In the ongoing perennially profitable game of supplying arms to India, foreign vendors follow certain invariable procedures, in cahoots with the three armed services (with air force in the van followed by army — the navy is more selective!) to maximize their take and ensure a competitive Indian defence industry simply doesn’t grow (detailed in my 2002, 2nd ed 2005 tome — ‘Nuclear Weapons and Indian Security: The Realist Foundations of Strategy’):
(1) The QRs (qualitative requirements) of items are put up by the individual Services (and are usually collations of best features picked from foreign arms brochures, etc),
(2) the vendors scrutinize the QRs and offer lesser technology item in the genre,
(3) DRDO offers to mount an indigenous effort to produce it,
(4) MOD tasks DRDO,
(5) Depending on if it is a platform (such as Tejas), the concerned service keeps modifying the QRs thereby delaying the agreed upon time lines and screwing up the cost estimate,
(6) The services pounce on the delays caused by their repeatedly changing/”updating” QRs to demand import of items to meet “urgent need”,
(7) Should a tech development program somehow get going going and succeed in reaching the designated QR level, the vendors who were previously unwilling to part with the high technology now suddenly realize they actually can deliver it, immediately!
(8) The concerned service sides with the foreign vendors and the indigenous project — absent MOD benevolent intervention, which’s the norm — spirals into peril. Case in point: DRDO ‘s UTTAM Active Electronically Scanned Array (AESA) radar project has achieved fruition, developed within good timeframe a proficient AESA for fitment on combat planes, including Tejas for instant performance upgrade. AESA radar permits the aircraft to switch missions mid-flight from ground attack to air-to-air and back. With UTTAM AESA radar on the point of availability to IAF, the Israeli company ELTA that was developing an AESA radar with the US-supplied 2032 computer because the US had earlier denied the superior 2052 computer for Indian use does an instant turnaround and informs IAF/HAL/MOD it can now produce the higher performance 2052 based AESA. So, MOD/GOI has to decide whether to go with the all-Indian UTTAM, or do the predictable, opt for th Elta 2052 AESA — favoured by, who else, IAF. This decision is pending. Any bets which way Parrikar will go — buy, buy 2052 AESA and bye, bye UTTAM, or UTTAM and bye, bye Elta?
If past/present is future, UTTAM will be dumped.

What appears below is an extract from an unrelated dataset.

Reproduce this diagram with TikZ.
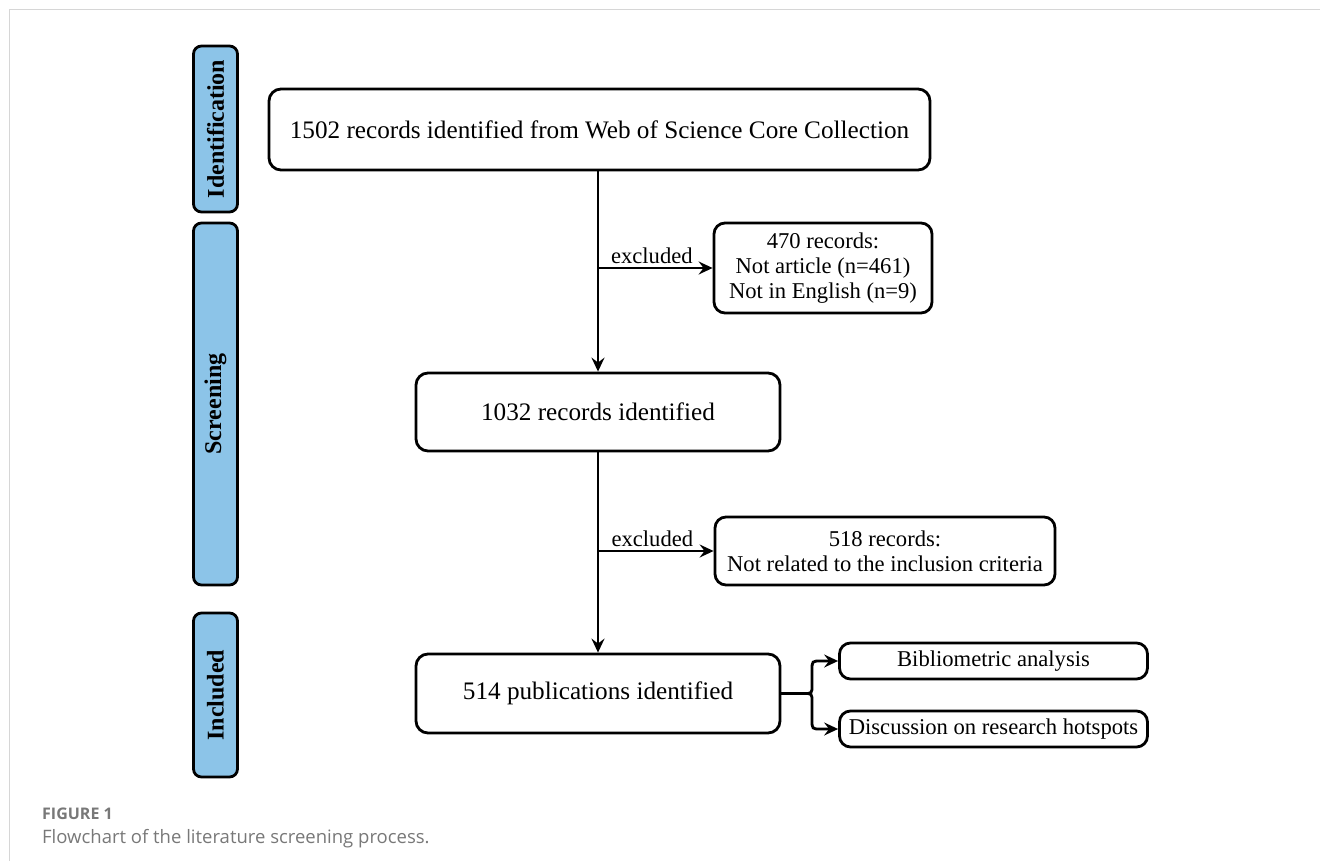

Another such but slightly different, decision may soon be on MOD’s table. It involves the jet power plant for Tejas. The original General Electric F-404 capable of 80-85 KiloNewtons of thrust equipping Tejas is to be replaced by the GE 414-INS6 engine capable of 98KN or 22,000 lbs of thrust, turbofan, with afterburner. This was an indent for the navalised version. IAF, always the laggard fetched up later to demand the same engine. In 2010, India contracted to buy 99 of the 414s for the Tejas Mk-2 program, with the delivery begun in 2013. With the total requirement of 500-600 engines for the Tejas (with each 414 engine estimated to pull 3,000 hours of flying, and 3.5 engines for the lifetime of each aircraft), HAL is seeking to license produce them in Banglaore, in its well-honed SKD-CKD assembly mode that guarantees HAL continues to learn nothing about ingesting and innovating technology, and even less about designing and making aircraft engines.

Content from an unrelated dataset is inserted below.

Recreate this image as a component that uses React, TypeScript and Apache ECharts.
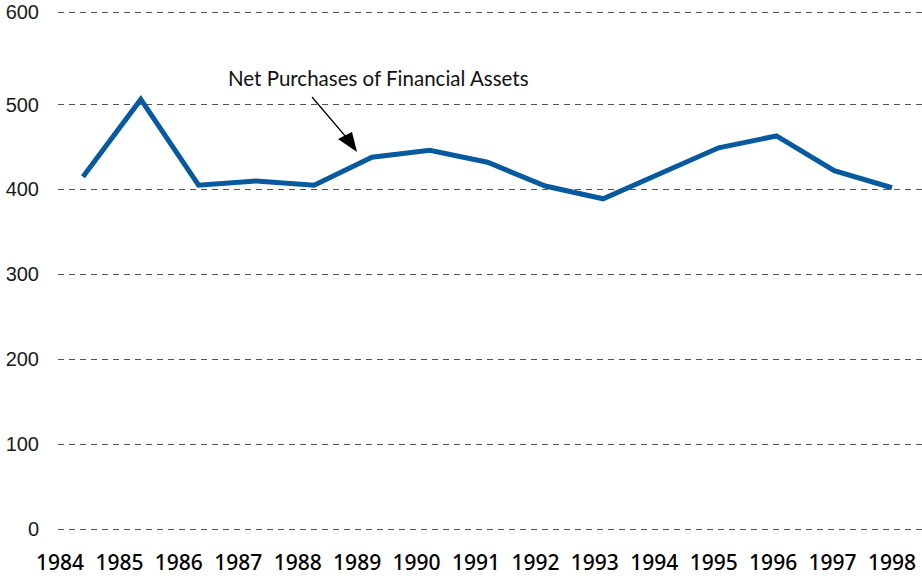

The incorrigible IAF, meanwhile, reconsidered the up-powered engine for the Tejas, and decided that because the heavier S6 power plant would require a heavier rear fuselage and hence a redesigned Tejas, it was in too much of a hurry and couldn’t wait for this modification to be engineered into Tejas. So, could it have 44 more Rafales (beyond the 36 of these French items PM Modi so kindly, and w/o much forethought, approved for purchase) please!

Russia, after being disappointed with India turning down offer to co-produce the FGFA Su-PAF FA engine, is now offering to collaborate with the GTRE (with experience of designing and developing the indigenous Kaveri engine for Tejas that attained 81KN on its testbed before it was abruptly ended) to design and develop an engine exactly to fit the redesigned Tejas Mk-2 to accommodate the larger 414 engine to meet the heightened performance standard of the GE 414 EPE (enhanced performance engine) able to produce 26,400 tons or 120 KN of thrust and a 11:1 thrust-weight ratio. Incidentally, the 414 EPE is powering the Super Hornet F-18 and the advanced Gripen the US and Sweden respectively are offering India should it ditch the French Rafale. Thus, up-powered Tejas would be an extraordinary all-INDIAN combat aircraft. In fact, the imported old 414s (in the 99 unit lot) could exclusively equip the export version of the LCA for which many countries are already lining up as potential customers, among them Sri Lanka and Egypt (both friendly states dropped their interest in the Chinese-Pakistani JF-17 Thunderbird after their representatives saw the Tejas put on a show in Bahrain a few months back). Neighbours and friendly states such as Vietnam, Philippines, Afghanistan, Bangladesh and states in Africa will not need much persuasion to buy it.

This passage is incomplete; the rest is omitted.